• **Directive**:
Repeat only what lies from the line with "Convert this chart to matplotlib code." to the line with "import matplotlib.pyplot as plt", those two lines included, exactly as it stands; omit any images.

• **Given information**:
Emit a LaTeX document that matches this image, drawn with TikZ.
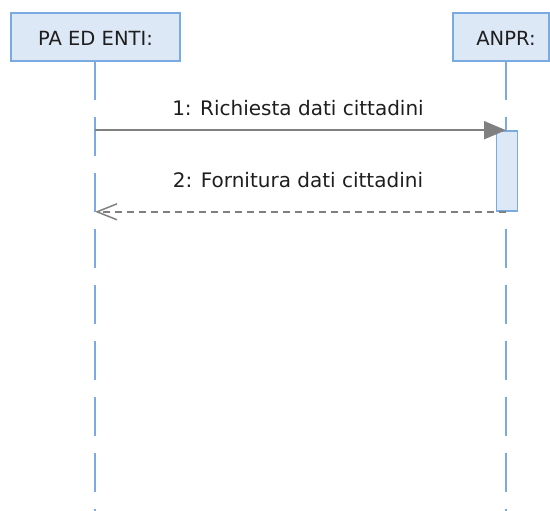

---

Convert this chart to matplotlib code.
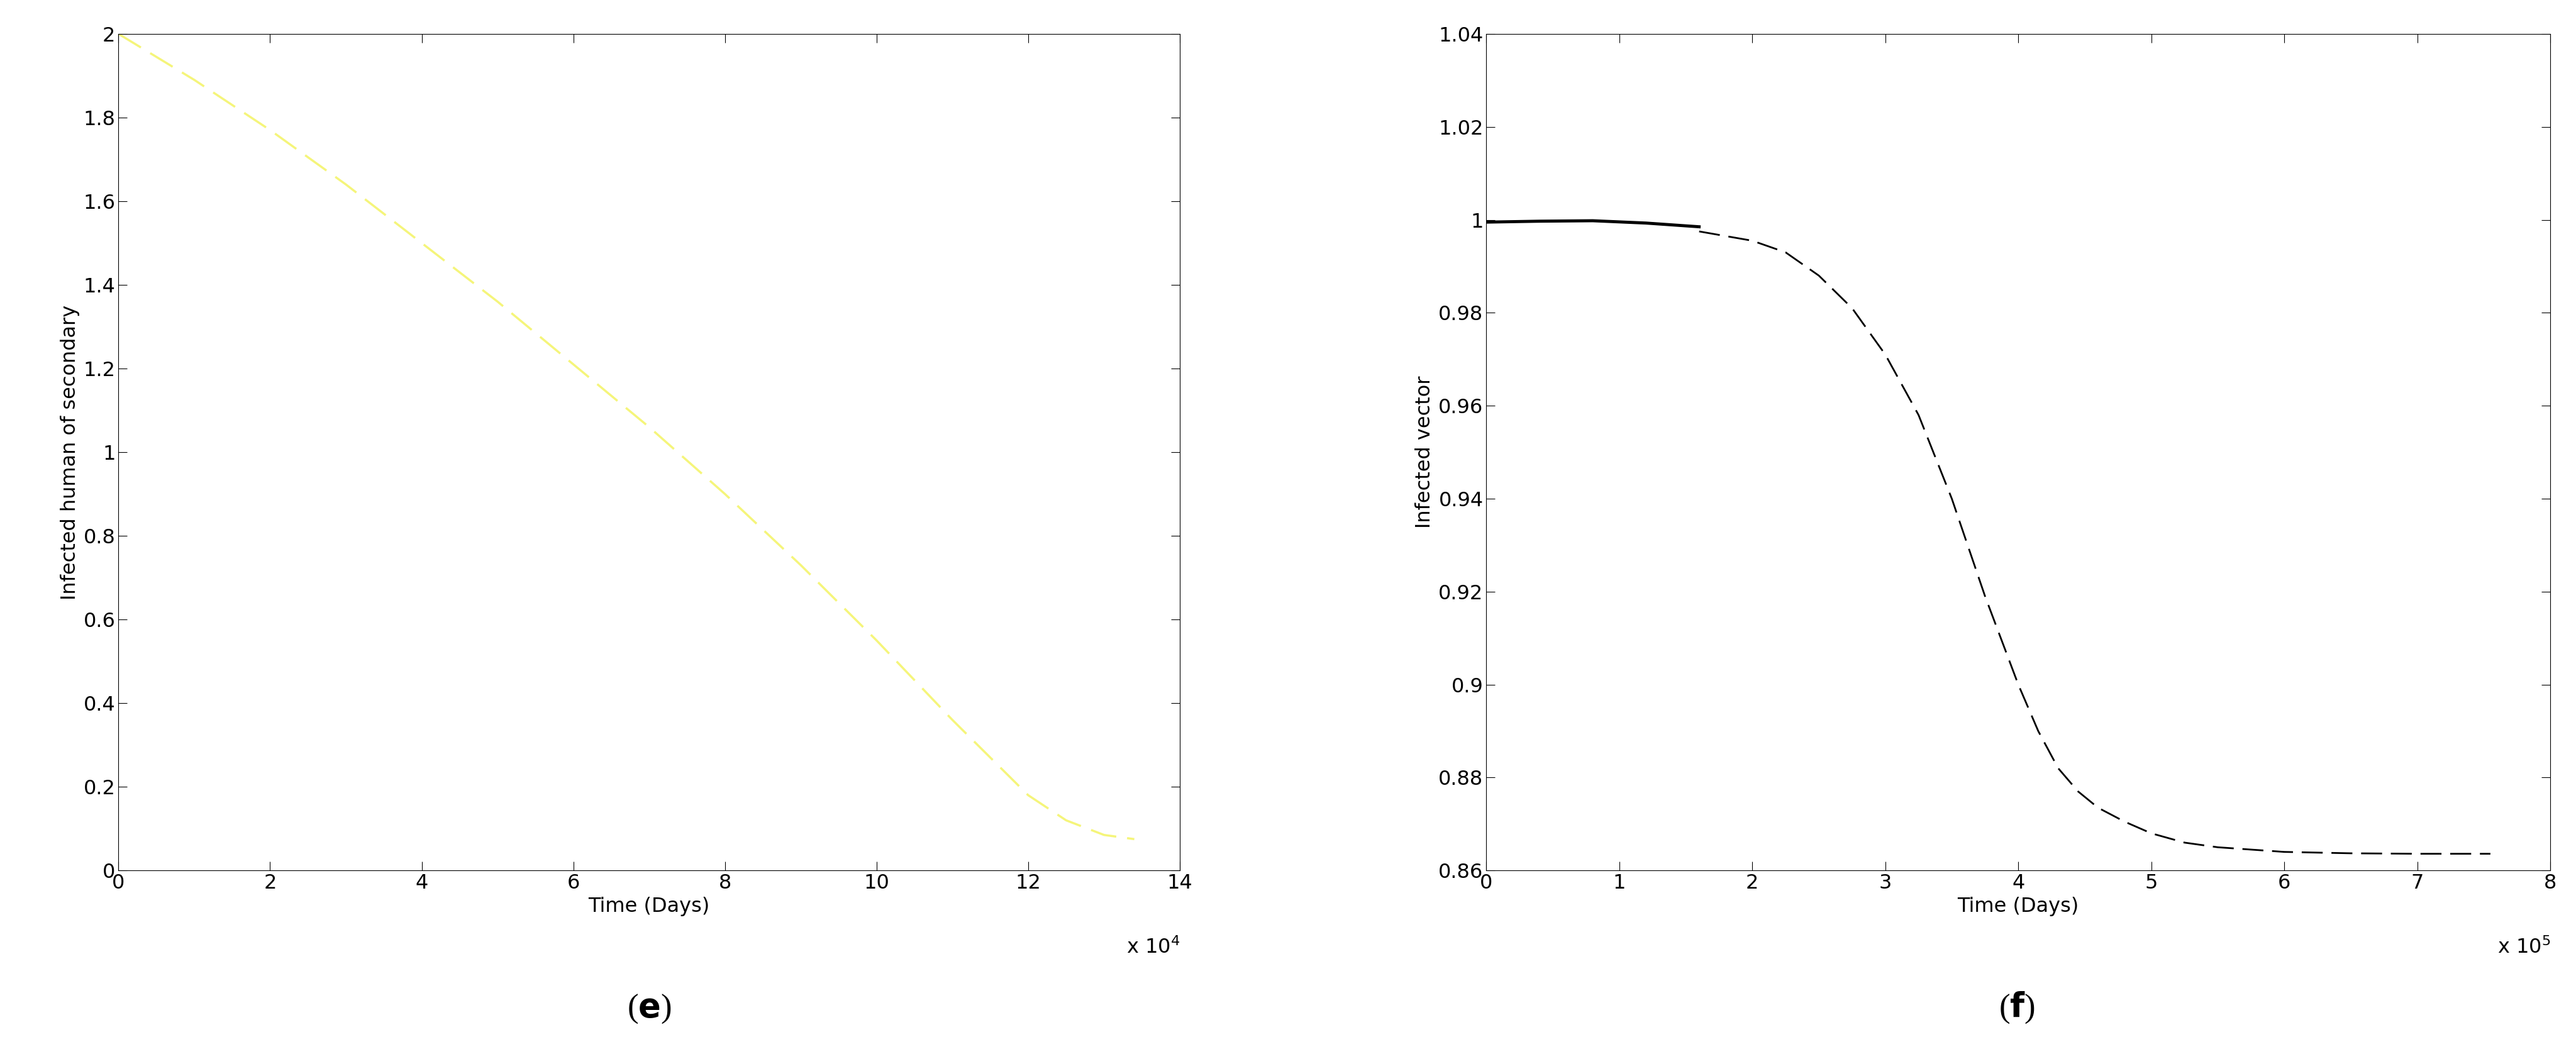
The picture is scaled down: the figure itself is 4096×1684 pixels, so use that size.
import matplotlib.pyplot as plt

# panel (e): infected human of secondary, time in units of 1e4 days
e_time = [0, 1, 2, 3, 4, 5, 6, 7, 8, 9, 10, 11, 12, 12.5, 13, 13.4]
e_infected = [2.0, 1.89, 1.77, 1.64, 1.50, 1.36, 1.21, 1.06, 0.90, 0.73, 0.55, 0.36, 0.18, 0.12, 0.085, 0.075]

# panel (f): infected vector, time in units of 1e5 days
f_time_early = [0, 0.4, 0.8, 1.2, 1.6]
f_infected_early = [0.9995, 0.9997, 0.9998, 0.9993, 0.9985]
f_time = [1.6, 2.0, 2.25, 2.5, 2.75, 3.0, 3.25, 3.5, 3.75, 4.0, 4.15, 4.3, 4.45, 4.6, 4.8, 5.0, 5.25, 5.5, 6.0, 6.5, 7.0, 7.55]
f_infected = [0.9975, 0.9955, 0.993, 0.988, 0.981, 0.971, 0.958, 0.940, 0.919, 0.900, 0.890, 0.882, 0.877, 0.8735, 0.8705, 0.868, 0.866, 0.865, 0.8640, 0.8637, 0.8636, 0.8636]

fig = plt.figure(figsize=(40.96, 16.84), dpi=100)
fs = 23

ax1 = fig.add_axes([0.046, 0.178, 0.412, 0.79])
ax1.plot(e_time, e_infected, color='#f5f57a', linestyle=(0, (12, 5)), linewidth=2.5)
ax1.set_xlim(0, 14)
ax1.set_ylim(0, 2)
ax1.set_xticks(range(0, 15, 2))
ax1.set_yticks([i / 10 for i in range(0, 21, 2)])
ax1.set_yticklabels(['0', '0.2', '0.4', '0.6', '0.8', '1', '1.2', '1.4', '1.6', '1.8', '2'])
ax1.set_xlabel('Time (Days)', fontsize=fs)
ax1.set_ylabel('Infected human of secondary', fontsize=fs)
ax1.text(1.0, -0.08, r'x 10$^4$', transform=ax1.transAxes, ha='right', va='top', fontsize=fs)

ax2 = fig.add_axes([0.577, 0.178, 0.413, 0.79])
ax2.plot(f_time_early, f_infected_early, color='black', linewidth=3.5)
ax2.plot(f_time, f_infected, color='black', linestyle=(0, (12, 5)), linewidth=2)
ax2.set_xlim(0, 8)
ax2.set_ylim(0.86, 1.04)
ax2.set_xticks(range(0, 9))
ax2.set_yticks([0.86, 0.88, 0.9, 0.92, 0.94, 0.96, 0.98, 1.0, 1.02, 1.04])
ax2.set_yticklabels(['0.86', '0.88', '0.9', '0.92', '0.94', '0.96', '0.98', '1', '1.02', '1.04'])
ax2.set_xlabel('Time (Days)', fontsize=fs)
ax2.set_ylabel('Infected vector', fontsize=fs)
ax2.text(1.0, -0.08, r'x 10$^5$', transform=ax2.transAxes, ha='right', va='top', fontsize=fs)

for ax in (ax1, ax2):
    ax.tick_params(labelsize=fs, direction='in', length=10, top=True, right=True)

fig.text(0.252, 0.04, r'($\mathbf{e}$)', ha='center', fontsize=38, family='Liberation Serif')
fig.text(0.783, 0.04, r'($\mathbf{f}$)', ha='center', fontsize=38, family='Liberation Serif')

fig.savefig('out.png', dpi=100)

--

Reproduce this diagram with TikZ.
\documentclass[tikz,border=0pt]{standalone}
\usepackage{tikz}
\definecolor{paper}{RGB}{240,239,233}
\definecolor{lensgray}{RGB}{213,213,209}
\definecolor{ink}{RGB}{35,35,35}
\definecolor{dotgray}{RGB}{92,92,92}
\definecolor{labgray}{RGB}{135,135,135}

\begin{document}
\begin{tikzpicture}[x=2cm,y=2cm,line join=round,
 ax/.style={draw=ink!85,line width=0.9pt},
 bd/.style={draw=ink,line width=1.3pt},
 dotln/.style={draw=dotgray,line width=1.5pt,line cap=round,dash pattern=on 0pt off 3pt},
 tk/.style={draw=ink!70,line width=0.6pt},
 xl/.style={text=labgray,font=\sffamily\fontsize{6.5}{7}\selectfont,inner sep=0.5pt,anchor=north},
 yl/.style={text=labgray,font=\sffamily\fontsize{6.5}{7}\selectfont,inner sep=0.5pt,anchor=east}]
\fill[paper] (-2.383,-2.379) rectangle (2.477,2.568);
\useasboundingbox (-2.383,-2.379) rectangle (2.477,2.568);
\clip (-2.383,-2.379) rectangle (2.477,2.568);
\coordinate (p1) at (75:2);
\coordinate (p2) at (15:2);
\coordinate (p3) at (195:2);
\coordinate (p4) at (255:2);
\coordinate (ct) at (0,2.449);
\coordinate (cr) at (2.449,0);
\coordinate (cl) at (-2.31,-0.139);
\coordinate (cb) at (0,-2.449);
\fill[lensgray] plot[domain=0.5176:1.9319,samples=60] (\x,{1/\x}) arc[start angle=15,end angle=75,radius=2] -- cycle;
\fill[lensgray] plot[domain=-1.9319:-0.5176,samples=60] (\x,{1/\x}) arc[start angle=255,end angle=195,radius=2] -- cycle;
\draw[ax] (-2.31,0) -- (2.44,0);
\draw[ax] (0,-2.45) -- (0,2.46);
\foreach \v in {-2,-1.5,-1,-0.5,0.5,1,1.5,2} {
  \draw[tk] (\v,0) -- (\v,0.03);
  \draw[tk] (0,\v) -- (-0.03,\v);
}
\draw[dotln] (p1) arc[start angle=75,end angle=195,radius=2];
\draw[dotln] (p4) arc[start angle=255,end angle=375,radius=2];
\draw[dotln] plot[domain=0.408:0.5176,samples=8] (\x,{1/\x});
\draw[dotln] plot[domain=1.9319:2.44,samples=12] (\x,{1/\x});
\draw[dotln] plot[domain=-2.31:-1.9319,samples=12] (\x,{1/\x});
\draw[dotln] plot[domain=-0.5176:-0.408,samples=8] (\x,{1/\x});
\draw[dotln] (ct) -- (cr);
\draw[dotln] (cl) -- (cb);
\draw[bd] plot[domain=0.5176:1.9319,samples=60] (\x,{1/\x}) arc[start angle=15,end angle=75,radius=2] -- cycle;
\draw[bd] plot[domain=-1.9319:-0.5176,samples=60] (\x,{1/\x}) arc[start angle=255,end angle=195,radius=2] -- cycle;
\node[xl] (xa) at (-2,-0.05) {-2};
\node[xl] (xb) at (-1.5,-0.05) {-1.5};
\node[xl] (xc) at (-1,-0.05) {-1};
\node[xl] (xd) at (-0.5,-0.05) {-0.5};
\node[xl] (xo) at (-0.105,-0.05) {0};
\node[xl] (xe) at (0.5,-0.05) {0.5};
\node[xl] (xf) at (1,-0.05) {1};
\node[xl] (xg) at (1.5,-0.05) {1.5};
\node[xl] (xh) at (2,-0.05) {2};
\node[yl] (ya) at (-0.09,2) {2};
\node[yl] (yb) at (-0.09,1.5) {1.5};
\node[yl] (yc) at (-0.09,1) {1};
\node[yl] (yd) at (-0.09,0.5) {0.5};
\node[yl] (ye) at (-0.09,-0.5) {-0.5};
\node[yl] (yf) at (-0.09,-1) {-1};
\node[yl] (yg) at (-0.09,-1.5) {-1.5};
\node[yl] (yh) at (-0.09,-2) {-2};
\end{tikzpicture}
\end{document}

• **Correct answer**:
Convert this chart to matplotlib code.
The picture is scaled down: the figure itself is 4096×1684 pixels, so use that size.
import matplotlib.pyplot as plt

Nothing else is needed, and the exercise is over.